Born in Japan, Seattle artist Paul Horiuchi (1906-1999) used collage much as his forebears did:
to set a meditative mood and to orchestrate color, form
and texture into a harmonious composition.
Horiuchi fused the sensibility of the Japanese rock garden with Western modernist expressive abstraction.
Seattle artREsource is host to a small but fine survey of his work, from the 1950s to the 1980s. Run by Jena Scott, artREsource is a gallery devoted to the secondary market. Rarely has she a chance to organize an exhibit, but once she had half-a-dozen first-rate Horiuchi’s, she sought more to make the show.
Horiuchi came to the States in his teens. He was working for the railroad in Rock Springs, Wyoming, when FDR signed Executive Order 9066. Because he, his wife and two young sons weren’t on the West Coast, they escaped detention. Instead, isolated from other Japanese-Americans and hearing rumors that they would be arrested or even killed, they burned a collection of old Japanese books and prints that had been in their family for generations.
Fired by the railroad for being of Japanese descent, he and his family lived in their car and later in a homemade house on a
truck, making a living through janitorial and gardening work.
The paintings and drawings he made during and before this period were stored in a friend’s basement and lost in a flood.
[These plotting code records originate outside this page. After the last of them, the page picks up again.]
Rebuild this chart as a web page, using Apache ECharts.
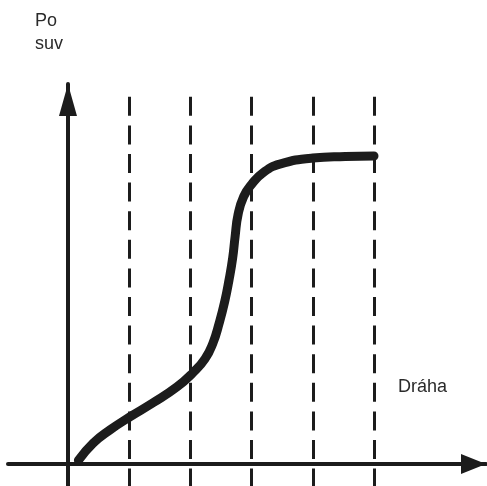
<!DOCTYPE html>
<html><head><meta charset="utf-8">
<script src="https://cdn.jsdelivr.net/npm/echarts@6/dist/echarts.min.js"></script>
<style>html,body{margin:0;padding:0;background:#fff}#c{width:487px;height:486px}</style>
</head><body><div id="c"></div>
<script>
// Data (units: one dashed-line spacing)
const curveX = [0.17, 0.41, 0.69, 1.01, 1.39, 1.78, 2.04, 2.24, 2.37, 2.47, 2.56, 2.63, 2.69, 2.73, 2.78, 2.87, 3.00, 3.20, 3.46, 4.0, 4.53, 5.0];
const curveY = [0.06, 0.34, 0.56, 0.77, 1.00, 1.26, 1.49, 1.72, 1.98, 2.30, 2.65, 3.00, 3.36, 3.71, 4.08, 4.37, 4.57, 4.77, 4.90, 5.0, 5.025, 5.033];
const dashX = [1, 2, 3, 4, 5];
const dashTop = 6.0;
const yAxisLabel = ['Po', 'suv'];
const xAxisLabel = 'Dráha';

const xMin = -0.98, xMax = 6.83, yMin = -0.359, yMax = 6.209;
const ink = '#1c1c1c';
const chart = echarts.init(document.getElementById('c'), null, {renderer: 'canvas'});
chart.setOption({
  animation: false,
  grid: {left: 8, right: 1, top: 84, bottom: 0, containLabel: false},
  xAxis: {
    type: 'value', min: xMin, max: xMax,
    axisLine: {onZero: true, lineStyle: {color: ink, width: 4}, symbol: ['none', 'triangle'], symbolSize: [20, 25], symbolOffset: [0, -12.5]},
    axisTick: {show: false}, axisLabel: {show: false}, splitLine: {show: false}
  },
  yAxis: {
    type: 'value', min: yMin, max: yMax,
    axisLine: {onZero: true, lineStyle: {color: ink, width: 4}, symbol: ['none', 'triangle'], symbolSize: [18, 32], symbolOffset: [0, -16]},
    axisTick: {show: false}, axisLabel: {show: false}, splitLine: {show: false}
  },
  series: [{
    type: 'line',
    data: curveX.map((x, i) => [x, curveY[i]]),
    smooth: 0.5,
    showSymbol: false,
    lineStyle: {color: ink, width: 9, cap: 'round', join: 'round'},
    markLine: {
      silent: true, symbol: 'none', label: {show: false},
      lineStyle: {color: ink, width: 3, type: [19, 9.6]},
      data: dashX.map(x => [{coord: [x, dashTop]}, {coord: [x, yMin]}])
    },
    z: 3
  }],
  graphic: [
    {type: 'text', left: 35, top: 12, style: {text: yAxisLabel[0], font: '18px "Liberation Sans", Arial, sans-serif', fill: '#2a2a2a'}},
    {type: 'text', left: 35, top: 35, style: {text: yAxisLabel[1], font: '18px "Liberation Sans", Arial, sans-serif', fill: '#2a2a2a'}},
    {type: 'text', left: 398, top: 378, style: {text: xAxisLabel, font: '18px "Liberation Sans", Arial, sans-serif', fill: '#2a2a2a'}}
  ]
});
</script></body></html>
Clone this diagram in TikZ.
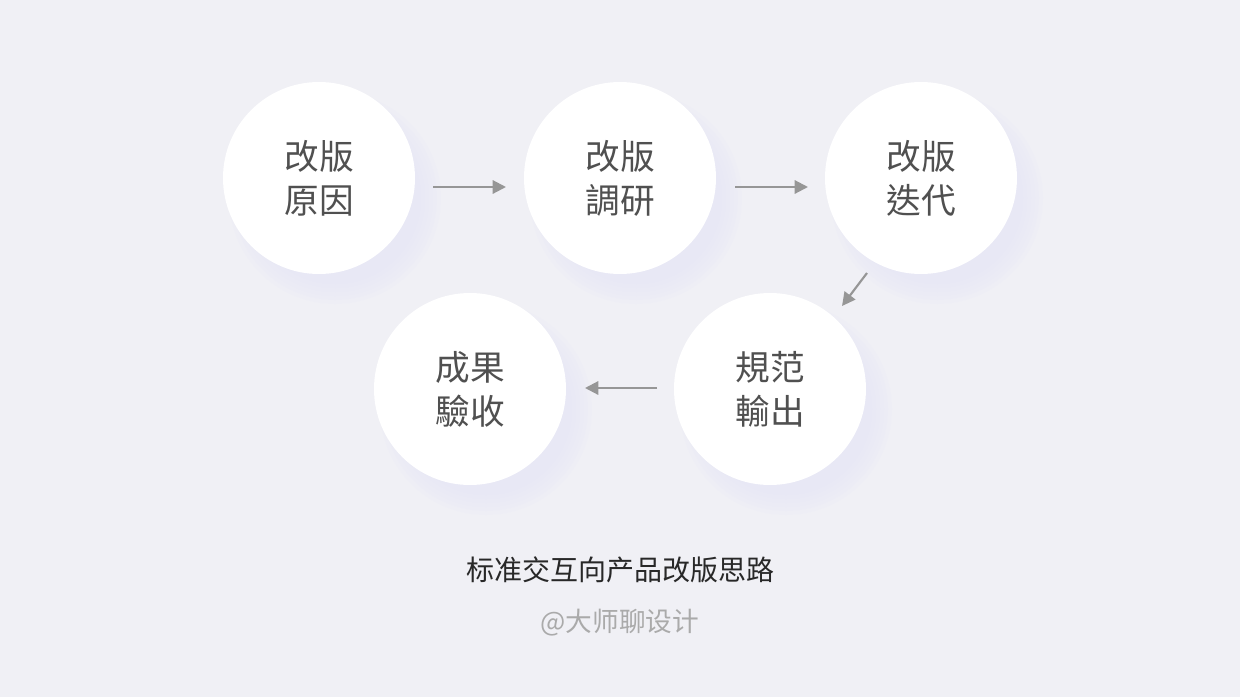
\documentclass[tikz,border=0pt]{standalone}
\usepackage{fontspec}
\newfontfamily\cjk{Noto Sans CJK TC}
\newfontfamily\cjksc{Noto Sans CJK SC}
\usetikzlibrary{arrows.meta}
\definecolor{bg}{RGB}{240,240,245}
\definecolor{glow}{RGB}{222,222,246}
\definecolor{arr}{RGB}{150,150,150}
\definecolor{txt}{RGB}{80,80,80}
\definecolor{ttl}{RGB}{40,40,40}
\definecolor{sub}{RGB}{170,170,170}
\tikzset{
  stepnode/.style={circle, fill=white, minimum size=144pt, inner sep=0pt,
    align=center, font=\cjk\fontsize{26}{33}\selectfont, text=txt},
  flow/.style={draw=arr, line width=1.6pt, -{Triangle[length=10pt,width=10pt]}},
}
\newcommand{\glowat}[2]{%
  \foreach \r in {106,102,...,86}{\fill[glow, opacity=0.07] (#1+16,#2+20) circle[radius=\r*0.75pt];}%
}
\begin{document}
\begin{tikzpicture}[x=0.75pt, y=-0.75pt]
\fill[bg] (0,0) rectangle (1240,697);
\useasboundingbox (0,0) rectangle (1240,697);
\glowat{319}{178}
\glowat{620}{178}
\glowat{921}{178}
\glowat{770}{389}
\glowat{470}{389}
\node[stepnode] (a) at (319,178) {改版\\原因};
\node[stepnode] (b) at (620,178) {改版\\調研};
\node[stepnode] (c) at (921,178) {改版\\迭代};
\node[stepnode] (d) at (770,389) {規范\\輸出};
\node[stepnode] (e) at (470,389) {成果\\驗收};
\coordinate (a1) at (433,187); \coordinate (a2) at (506,187);
\coordinate (b1) at (735,187); \coordinate (b2) at (808,187);
\coordinate (c1) at (867,273); \coordinate (c2) at (842,306);
\coordinate (d1) at (657,388); \coordinate (d2) at (585,388);
\draw[flow] (a1) -- (a2);
\draw[flow] (b1) -- (b2);
\draw[flow] (c1) -- (c2);
\draw[flow] (d1) -- (d2);
\node[font=\cjksc\fontsize{21}{24}\selectfont, text=ttl] (title) at (620,570) {标准交互向产品改版思路};
\node[font=\cjksc\fontsize{20}{24}\selectfont, text=sub] (author) at (620,623) {@大师聊设计};
\end{tikzpicture}
\end{document}
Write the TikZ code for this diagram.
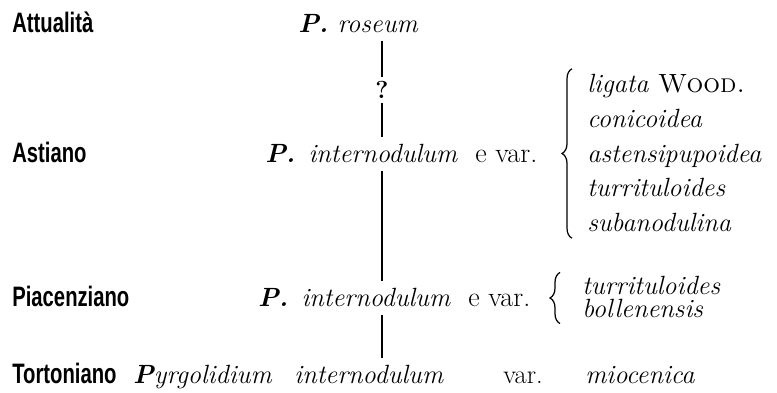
\documentclass[tikz,border=0pt]{standalone}
\usepackage{fontspec}
\usetikzlibrary{positioning, decorations.pathreplacing, calc}
\newfontfamily\agefont{Liberation Sans}[FakeStretch=0.72]
\tikzset{
  age/.style={font=\fontsize{16}{18}\selectfont\agefont\bfseries, anchor=base west, inner sep=0pt},
  taxon/.style={font=\fontsize{15}{18}\selectfont\itshape, anchor=base west, inner sep=2.5pt},
  varlist/.style={font=\fontsize{15}{19.8}\selectfont\itshape, align=left, inner sep=0pt, anchor=west},
  stem/.style={line width=0.9pt, shorten <=1.5pt, shorten >=1.5pt},
  brc/.style={decorate, decoration={brace, amplitude=0.2cm}, line width=0.7pt},
}
\newcommand{\gen}[1]{\textbf{#1}}
\newcommand{\evar}{\textup{\fontsize{16}{18}\selectfont\addfontfeature{LetterSpace=6}e var.}}

\begin{document}
\begin{tikzpicture}
  \useasboundingbox (0,0) rectangle (15.54,7.86);
  % stages
  \node[age] (attu) at (0.24,7.2)  {Attualità};
  \node[age] (asti) at (0.24,4.6)  {Astiano};
  \node[age] (piac) at (0.24,1.72) {Piacenziano};
  \node[age] (tort) at (0.24,0.18) {Tortoniano};
  % species
  \node[taxon] (roseum) at (5.87,7.2) {\gen{P.}\ roseum};
  \node[font=\fontsize{14}{16}\selectfont\bfseries, inner sep=1pt] (qm) at (7.64,6.06) {?};
  \node[taxon] (astsp) at (5.21,4.6) {\gen{P.}\enspace internodulum\hspace{10pt}\evar};
  \node[taxon] (piacsp) at (5.07,1.72) {\gen{P.}\enspace internodulum\hspace{10pt}\evar};
  \node[taxon] (tortsp) at (2.57,0.18) {\gen{P}yrgolidium\hspace{13pt}internodulum};
  \node[taxon] (tortvar) at (9.97,0.18) {\textup{var.}};
  \node[taxon] (tortmio) at (11.61,0.18) {miocenica};
  % varieties
  \node[varlist] (astlist) at (11.74,4.8) {ligata \textup{\textsc{Wood.}}\\ conicoidea\\ astensipupoidea\\ turrituloides\\ subanodulina};
  \node[varlist, font=\fontsize{15}{13.6}\selectfont\itshape] (piaclist) at (11.64,1.92) {turrituloides\\ bollenensis};
  \draw[brc] ([shift={(-0.3,-0.12)}]astlist.south west) -- ([shift={(-0.3,0.1)}]astlist.north west);
  \draw[brc] ([shift={(-0.44,-0.1)}]piaclist.south west) -- ([shift={(-0.44,0.06)}]piaclist.north west);
  % descent
  \draw[stem] (qm |- roseum.south) -- (qm.north);
  \draw[stem] (qm.south) -- (qm |- astsp.north);
  \draw[stem] (qm |- astsp.south) -- (qm |- piacsp.north);
  \draw[stem] (qm |- piacsp.south) -- (qm |- tortsp.north);
\end{tikzpicture}
\end{document}
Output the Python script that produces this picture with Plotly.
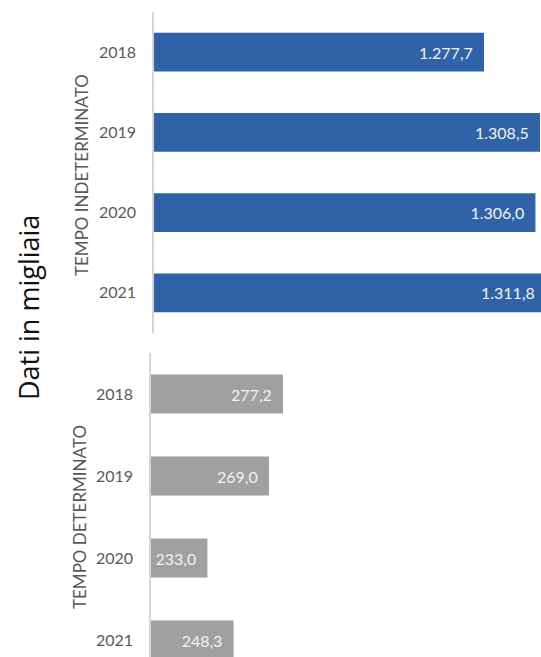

By the time he arrived in Seattle, he was a 40-year-old railroad man, auto mechanic, sign painter and artist. Mark Tobey was for him a catalyst, although when Horiuchi began making collages in 1956, Tobey told him to stick to watercolors, because his watercolors were so spare and beautiful.
In 1962, he created the 70-foot-long Mural Amphitheater for the World’s Fair in Seattle.
During his career, he was awarded prizes and purchase awards from the Ford Foundation, the Rome-New York Foundation and the Carnegie Art International. Japan designated him a sacred treasure.
The tumult of his life does not appear in his work. Instead, there’s a serene balance of color and weight with a strong, underlying vitality, a sense of dynamic forces being brought into line.